Vayetzei

Texts and beliefs By Matt Plen 17th Nov 2015

What are we to make of Jacob’s dream? Midrash Tanhuma interprets it as follows: ‘”And behold the angels of God ascending and descending” – these are the princes of the heathen nations which God showed Jacob our father. The Prince of Babylon ascended seventy steps and descended, Medea, fifty-two and descended, Greece, one hundred steps and descended, Edom [i.e., Rome] ascended and no-one knows how many!’ How is the Jewish people to survive, the midrash seems to be asking, in the face of unprecedented non-Jewish strength, the contemporary might of the Roman empire? The medieval commentator Sforno provides an answer: ‘Indeed ultimately, having gained ascendancy, the gentile princes will go down, and the Almighty who forever stands above, will not forsake His people as He promised (Jeremiah 30:11): “For I will make a full end of all the nations whither I have scattered you, but I will not make a full end of you.”’
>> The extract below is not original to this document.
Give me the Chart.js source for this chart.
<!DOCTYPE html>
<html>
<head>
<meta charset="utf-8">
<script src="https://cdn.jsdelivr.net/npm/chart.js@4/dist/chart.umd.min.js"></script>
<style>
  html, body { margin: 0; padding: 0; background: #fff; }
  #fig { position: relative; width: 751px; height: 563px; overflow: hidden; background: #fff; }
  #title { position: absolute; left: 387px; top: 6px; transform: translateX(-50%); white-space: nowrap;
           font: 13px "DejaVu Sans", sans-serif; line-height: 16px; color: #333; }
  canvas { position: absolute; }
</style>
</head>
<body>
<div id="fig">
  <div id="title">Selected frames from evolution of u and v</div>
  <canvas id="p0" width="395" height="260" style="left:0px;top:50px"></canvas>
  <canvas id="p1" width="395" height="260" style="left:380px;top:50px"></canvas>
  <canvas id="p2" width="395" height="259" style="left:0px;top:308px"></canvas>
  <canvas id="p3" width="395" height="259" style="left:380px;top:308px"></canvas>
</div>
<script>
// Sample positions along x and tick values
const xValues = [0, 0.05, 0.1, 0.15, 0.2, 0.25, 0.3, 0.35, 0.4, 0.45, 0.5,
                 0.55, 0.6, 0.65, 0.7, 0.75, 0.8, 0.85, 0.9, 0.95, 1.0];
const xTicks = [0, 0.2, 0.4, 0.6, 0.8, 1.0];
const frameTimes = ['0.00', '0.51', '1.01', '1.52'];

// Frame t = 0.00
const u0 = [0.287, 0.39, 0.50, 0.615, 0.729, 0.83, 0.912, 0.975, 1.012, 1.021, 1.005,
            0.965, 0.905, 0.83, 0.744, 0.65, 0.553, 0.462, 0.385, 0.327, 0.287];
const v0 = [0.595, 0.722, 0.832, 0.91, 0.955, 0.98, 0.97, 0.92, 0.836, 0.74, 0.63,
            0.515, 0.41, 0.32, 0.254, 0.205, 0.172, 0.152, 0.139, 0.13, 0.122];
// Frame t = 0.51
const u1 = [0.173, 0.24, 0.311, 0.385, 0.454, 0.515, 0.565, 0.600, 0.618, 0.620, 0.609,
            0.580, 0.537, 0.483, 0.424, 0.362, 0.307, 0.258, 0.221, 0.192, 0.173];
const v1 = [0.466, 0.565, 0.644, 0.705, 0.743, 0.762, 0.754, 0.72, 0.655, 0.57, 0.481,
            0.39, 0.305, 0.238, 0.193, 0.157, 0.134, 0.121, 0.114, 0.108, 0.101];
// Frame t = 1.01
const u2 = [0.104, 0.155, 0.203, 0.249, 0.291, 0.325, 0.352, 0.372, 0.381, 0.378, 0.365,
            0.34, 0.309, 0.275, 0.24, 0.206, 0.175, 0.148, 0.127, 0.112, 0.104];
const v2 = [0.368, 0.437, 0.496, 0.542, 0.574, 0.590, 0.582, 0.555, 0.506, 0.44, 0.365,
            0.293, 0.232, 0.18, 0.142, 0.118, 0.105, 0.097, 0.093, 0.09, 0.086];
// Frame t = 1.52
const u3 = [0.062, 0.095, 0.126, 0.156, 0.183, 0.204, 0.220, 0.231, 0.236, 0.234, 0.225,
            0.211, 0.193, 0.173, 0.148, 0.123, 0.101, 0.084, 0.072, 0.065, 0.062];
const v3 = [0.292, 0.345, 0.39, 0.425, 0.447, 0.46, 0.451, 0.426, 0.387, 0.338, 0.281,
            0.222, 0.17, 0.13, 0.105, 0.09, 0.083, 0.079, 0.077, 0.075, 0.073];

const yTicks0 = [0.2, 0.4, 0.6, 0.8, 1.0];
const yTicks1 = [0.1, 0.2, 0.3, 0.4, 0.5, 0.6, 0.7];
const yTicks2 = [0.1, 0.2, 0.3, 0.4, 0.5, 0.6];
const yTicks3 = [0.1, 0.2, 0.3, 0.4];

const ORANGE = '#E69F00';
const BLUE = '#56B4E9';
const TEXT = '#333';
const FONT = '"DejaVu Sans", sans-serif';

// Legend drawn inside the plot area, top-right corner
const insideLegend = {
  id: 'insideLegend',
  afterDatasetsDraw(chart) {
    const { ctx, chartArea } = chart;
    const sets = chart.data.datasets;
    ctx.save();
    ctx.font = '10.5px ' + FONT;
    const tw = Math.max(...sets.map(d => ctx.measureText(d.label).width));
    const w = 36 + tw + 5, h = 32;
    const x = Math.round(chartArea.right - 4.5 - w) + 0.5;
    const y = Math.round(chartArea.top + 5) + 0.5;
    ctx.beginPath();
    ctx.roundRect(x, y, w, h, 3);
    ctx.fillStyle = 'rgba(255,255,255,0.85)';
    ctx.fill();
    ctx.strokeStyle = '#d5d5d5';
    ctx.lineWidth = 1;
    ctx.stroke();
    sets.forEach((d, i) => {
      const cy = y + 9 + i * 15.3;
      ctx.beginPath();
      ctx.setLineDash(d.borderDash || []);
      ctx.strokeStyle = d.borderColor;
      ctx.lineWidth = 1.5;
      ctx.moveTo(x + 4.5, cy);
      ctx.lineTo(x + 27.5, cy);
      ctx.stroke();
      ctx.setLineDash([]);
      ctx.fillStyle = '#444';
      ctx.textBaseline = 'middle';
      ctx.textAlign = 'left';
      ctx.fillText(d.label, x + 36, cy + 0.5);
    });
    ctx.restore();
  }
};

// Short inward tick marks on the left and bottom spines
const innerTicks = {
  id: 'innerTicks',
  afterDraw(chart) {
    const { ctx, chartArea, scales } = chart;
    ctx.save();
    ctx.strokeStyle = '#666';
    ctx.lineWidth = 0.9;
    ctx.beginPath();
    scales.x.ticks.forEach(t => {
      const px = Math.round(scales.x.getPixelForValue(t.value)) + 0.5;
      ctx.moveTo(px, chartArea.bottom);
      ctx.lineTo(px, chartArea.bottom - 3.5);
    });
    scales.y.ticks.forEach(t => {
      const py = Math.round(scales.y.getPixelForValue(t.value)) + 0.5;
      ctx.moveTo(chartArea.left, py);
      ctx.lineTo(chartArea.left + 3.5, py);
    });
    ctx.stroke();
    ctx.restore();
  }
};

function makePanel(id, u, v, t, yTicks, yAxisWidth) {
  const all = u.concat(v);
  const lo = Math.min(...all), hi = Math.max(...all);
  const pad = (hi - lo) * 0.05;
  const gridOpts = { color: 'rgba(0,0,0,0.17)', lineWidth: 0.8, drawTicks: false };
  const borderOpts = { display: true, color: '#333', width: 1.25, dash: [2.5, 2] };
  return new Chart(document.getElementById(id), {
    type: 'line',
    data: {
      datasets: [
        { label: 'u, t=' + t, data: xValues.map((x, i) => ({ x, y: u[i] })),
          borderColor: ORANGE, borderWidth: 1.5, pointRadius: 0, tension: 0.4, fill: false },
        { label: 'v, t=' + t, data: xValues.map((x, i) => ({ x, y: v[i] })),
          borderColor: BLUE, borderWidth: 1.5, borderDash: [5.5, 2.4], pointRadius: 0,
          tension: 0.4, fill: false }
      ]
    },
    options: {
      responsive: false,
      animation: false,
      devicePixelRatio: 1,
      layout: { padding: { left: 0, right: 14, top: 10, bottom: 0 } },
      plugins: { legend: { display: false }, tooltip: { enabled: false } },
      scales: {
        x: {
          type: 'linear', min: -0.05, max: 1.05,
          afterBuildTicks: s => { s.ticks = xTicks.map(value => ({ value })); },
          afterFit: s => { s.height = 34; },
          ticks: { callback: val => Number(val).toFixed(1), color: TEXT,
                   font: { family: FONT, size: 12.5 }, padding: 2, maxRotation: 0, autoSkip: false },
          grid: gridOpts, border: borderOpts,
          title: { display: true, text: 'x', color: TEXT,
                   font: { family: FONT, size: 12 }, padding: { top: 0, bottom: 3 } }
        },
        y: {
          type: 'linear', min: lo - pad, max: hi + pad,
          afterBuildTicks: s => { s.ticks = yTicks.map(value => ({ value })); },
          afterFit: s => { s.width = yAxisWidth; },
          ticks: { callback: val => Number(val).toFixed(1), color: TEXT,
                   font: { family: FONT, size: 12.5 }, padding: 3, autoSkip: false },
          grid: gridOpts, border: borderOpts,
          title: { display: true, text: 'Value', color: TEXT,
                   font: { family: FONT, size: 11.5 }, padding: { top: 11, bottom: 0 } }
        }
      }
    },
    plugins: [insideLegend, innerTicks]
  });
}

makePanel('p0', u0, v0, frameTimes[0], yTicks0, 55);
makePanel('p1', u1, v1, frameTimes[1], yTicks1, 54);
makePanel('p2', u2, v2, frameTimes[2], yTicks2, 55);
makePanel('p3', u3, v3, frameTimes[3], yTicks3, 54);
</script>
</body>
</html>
This is a philosophy of Jewish history: while the nations of the world face inevitable decline, the Jewish people is eternal. This worldview was fleshed out in modern terms by Nachman Krochmal, a 19th-century Galician historian and philosopher, in his book Guide to the Perplexed of the Time. Krochmal writes that like every other nation, the Jewish people experiences cyclical rises and falls but, uniquely, at the end of each cycle of decline they rise again. The Jews are different in that their universal, spiritual nature connects them to what Krochmal calls ‘Absolute Spirit’. This enables them to transcend their strictly historical nature and to be reborn at the end of each cycle.

But what is this connection to Absolute Spirit which enables the Jews to transcend the laws of history? Zionist thinkers have argued that the constant driving force of Jewish life is the connection to the Land of Israel. Jewish history has a clear shape and a well-defined end-point: the Jews originated in the Land, the connection to the Land sustains them, and it is their destiny to return there.

In my teens and twenties, I was attracted to a Zionist conception of Jewish identity which derived from this traditional model, and so, after completing a degree in Jewish history, I booked my flight, got my visa and went on Aliyah. My plan was to live out my life in Israel. But ten years later – in a strange parallel to the Jacob story – I found myself on a plane back to the UK for what was planned as a short break but which has turned so far into a seven-year stay.

The reasons for my return were largely personal but, perhaps inevitably, they had ideological implications, notably coming to terms with minority existence in the Diaspora as a legitimate mode of Jewish life. This new understanding also assumes a different view of Jewish history, one articulated by the pioneering historian Simon Dubnow. Dubnow saw Jewish history as a story of ‘migrating centres’, in which each period is marked by one dominant community (e.g., Talmudic Babylonia or medieval Spain) which manifests the most powerful combination of positive cultural and social energies. Israel was no more than one such centre among many.

Rashi explains why Jacob’s angels ascended the ladder before descending – unexpectedly, for beings who live in heaven. The angels which accompanied him in the Land, unable to step outside, were being replaced by those which would attend him beyond its borders. I take from this that both choices, and the diverse conceptions of Jewishness which flow from them, have the potential for holiness.

Matt Plen is the Chief Executive of Masorti Judaism.